Here’s something I haven’t seen anyone else say about this: most people treat these tricks as individual fixes, but the real magic is layering them as a system throughout the day. Pre-cool in the morning with cross-ventilation. Lock in the cool by closing blinds and windows before 10am. Eliminate internal heat sources during peak afternoon hours. Flush warm air out again in the evening.

It’s not about any one trick — it’s about managing your home’s thermal cycle the way a greenhouse manager manages plant temperature. You’re not fighting the heat so much as you’re timing your relationship with it. Do that consistently and you can keep a house genuinely comfortable in 95-degree heat without touching a thermostat.

Frequently Asked Questions

How much money can I actually save by not running AC?

Running central AC can add 40% or more to your summer electric bill. In practical terms, the average American household spends around $500-$600 per summer on air conditioning.
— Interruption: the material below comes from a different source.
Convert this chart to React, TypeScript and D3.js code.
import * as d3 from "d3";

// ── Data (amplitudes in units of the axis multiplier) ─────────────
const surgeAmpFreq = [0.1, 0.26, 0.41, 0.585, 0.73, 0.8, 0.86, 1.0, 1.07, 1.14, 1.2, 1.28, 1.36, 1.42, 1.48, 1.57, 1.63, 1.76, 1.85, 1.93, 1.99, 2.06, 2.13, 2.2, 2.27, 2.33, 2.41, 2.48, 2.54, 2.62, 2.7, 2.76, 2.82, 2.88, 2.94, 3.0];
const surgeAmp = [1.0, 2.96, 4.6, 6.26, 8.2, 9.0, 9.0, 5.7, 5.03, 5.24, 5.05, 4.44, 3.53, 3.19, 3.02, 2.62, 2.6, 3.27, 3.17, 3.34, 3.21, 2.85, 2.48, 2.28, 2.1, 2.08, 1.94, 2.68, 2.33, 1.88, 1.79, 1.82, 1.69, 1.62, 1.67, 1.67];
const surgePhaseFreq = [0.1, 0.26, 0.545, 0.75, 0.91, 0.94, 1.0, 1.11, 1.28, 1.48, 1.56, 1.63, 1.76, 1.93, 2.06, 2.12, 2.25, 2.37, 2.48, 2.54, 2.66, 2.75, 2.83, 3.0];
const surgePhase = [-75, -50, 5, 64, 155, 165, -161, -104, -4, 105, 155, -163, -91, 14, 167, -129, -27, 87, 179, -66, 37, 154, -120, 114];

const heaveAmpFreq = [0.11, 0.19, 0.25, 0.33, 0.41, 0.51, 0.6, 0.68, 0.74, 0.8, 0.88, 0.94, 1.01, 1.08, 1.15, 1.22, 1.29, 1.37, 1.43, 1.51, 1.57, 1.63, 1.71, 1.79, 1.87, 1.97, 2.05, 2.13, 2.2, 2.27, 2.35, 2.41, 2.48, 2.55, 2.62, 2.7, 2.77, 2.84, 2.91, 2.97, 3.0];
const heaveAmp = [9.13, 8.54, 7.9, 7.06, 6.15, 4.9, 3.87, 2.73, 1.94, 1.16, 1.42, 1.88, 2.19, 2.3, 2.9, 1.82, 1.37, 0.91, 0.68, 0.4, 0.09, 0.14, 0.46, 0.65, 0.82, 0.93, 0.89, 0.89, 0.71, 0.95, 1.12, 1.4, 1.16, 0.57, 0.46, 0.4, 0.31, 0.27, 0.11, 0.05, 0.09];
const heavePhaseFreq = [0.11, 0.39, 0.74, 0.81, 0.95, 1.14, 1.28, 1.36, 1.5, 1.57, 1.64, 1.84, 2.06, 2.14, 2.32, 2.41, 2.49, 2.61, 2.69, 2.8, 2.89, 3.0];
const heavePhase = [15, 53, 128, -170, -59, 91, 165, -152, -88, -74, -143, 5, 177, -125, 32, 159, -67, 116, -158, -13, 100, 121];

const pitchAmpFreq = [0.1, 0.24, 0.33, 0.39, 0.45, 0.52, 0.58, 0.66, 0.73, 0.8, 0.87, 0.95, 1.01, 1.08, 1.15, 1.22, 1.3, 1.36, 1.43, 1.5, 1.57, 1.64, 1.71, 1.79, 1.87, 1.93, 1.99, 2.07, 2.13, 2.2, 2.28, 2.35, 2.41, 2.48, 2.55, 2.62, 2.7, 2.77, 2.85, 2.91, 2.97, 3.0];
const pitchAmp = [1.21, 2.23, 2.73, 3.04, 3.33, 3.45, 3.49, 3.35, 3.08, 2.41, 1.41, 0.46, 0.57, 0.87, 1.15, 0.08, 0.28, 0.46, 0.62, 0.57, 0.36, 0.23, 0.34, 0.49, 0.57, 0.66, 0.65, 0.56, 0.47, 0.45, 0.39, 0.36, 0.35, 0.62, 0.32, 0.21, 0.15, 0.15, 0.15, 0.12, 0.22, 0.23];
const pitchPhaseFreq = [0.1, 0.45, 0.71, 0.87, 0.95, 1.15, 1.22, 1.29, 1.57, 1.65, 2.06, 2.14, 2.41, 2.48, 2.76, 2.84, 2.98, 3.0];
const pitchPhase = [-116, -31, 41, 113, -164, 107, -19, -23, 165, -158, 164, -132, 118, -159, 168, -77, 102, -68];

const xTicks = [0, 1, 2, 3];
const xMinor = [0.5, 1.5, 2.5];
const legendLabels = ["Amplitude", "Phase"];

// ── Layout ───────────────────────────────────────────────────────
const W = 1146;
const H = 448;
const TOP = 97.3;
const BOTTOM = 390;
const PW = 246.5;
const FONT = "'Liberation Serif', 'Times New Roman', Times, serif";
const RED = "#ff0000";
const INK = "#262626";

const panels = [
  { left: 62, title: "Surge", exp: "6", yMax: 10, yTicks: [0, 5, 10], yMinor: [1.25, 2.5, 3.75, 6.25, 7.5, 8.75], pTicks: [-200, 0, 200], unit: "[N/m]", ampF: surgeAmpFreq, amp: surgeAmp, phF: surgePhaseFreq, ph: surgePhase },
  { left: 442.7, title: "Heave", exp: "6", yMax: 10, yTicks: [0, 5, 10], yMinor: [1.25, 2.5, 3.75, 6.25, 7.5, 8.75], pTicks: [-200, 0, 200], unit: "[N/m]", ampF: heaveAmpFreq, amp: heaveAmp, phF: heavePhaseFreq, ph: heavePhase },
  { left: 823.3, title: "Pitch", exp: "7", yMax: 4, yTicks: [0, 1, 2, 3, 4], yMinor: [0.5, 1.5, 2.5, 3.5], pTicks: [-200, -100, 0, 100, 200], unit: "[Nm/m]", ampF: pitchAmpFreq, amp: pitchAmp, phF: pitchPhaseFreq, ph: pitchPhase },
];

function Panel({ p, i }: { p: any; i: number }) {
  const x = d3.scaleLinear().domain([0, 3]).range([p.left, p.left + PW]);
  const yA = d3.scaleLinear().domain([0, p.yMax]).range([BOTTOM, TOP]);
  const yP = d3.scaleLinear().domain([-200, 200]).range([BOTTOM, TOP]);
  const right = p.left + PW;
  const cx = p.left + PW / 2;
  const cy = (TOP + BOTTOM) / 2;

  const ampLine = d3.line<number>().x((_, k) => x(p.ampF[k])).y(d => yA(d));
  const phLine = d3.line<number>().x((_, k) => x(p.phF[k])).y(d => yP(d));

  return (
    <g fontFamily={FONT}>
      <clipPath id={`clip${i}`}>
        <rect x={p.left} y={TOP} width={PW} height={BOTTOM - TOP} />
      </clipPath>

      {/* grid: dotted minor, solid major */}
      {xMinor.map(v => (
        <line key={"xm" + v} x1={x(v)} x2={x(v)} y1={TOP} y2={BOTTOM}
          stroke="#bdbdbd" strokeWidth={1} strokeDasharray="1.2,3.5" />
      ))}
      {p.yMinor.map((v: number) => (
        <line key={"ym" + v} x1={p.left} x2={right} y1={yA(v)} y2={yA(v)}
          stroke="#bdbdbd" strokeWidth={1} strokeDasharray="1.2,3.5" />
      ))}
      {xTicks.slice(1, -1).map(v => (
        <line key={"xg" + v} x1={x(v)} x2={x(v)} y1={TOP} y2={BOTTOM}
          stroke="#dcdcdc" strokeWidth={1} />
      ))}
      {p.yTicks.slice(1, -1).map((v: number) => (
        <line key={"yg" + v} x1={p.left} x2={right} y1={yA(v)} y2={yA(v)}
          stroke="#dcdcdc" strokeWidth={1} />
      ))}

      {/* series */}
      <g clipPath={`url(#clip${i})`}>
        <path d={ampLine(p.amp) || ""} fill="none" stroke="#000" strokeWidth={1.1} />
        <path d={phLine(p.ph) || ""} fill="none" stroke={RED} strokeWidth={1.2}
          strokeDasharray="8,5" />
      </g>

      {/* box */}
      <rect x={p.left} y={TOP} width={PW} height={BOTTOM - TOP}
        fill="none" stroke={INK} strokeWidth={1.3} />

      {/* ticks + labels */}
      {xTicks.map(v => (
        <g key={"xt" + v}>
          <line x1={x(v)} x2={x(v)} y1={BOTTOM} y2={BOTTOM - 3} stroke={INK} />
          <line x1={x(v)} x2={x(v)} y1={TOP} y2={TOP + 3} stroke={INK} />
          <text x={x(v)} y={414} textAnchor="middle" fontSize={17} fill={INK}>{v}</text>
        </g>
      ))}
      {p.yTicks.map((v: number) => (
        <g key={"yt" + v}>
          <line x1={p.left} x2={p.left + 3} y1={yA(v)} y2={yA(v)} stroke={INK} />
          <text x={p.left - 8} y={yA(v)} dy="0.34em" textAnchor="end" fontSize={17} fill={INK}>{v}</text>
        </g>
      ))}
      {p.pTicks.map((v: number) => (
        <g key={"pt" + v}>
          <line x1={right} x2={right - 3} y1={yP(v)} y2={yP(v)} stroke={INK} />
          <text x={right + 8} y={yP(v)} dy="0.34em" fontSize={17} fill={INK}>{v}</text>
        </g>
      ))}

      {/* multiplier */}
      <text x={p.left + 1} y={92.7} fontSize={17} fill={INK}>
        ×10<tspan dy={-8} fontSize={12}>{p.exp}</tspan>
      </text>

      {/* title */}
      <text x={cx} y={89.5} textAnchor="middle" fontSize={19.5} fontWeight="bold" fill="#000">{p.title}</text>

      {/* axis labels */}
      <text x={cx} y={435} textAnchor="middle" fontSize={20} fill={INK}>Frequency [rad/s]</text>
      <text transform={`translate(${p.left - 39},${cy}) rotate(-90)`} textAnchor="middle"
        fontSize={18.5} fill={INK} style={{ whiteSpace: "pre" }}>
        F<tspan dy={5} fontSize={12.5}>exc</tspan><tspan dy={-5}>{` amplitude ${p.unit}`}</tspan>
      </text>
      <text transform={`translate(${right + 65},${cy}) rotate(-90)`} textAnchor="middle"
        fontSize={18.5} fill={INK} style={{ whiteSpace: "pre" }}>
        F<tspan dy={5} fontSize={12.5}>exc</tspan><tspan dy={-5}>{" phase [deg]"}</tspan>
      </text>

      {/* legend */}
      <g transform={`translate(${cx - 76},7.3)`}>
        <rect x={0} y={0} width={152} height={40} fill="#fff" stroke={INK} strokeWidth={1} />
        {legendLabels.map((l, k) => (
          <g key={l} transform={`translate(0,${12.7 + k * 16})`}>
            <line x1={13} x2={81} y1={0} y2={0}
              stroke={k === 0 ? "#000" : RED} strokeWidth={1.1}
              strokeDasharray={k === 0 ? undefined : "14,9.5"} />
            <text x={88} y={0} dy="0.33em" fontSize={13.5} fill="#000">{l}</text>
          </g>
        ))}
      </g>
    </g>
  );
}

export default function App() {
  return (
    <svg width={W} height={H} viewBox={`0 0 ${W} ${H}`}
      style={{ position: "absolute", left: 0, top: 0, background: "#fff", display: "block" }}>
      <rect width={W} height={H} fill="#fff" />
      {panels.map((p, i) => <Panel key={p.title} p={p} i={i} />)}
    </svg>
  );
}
Even cutting that in half with the tricks above puts real money back in your pocket.

Which trick works fastest when you’re already overheated?

The ice fan gives you the quickest relief — within minutes. Combine it with a cold, damp cloth on your wrists and neck (your pulse points cool blood faster than anywhere else on your body) and you’ll feel human again pretty fast.

Does keeping interior doors open actually help?

Yes, significantly. Closed doors create hot pockets and kill any airflow through your home. Open interior doors let air circulate and keep temperatures more even throughout the whole house — which prevents those miserable stagnant hot spots that build up in rooms with no movement.

What if I rent and can’t make permanent changes?

Good news: most of these require zero landlord permission. Blackout curtains, box fans, window film (the static-cling kind peels off without damage), unplugging appliances, shifting when you run your dryer — all fully renter-friendly. You can pull off 8 of these 10 tricks without touching a single wall.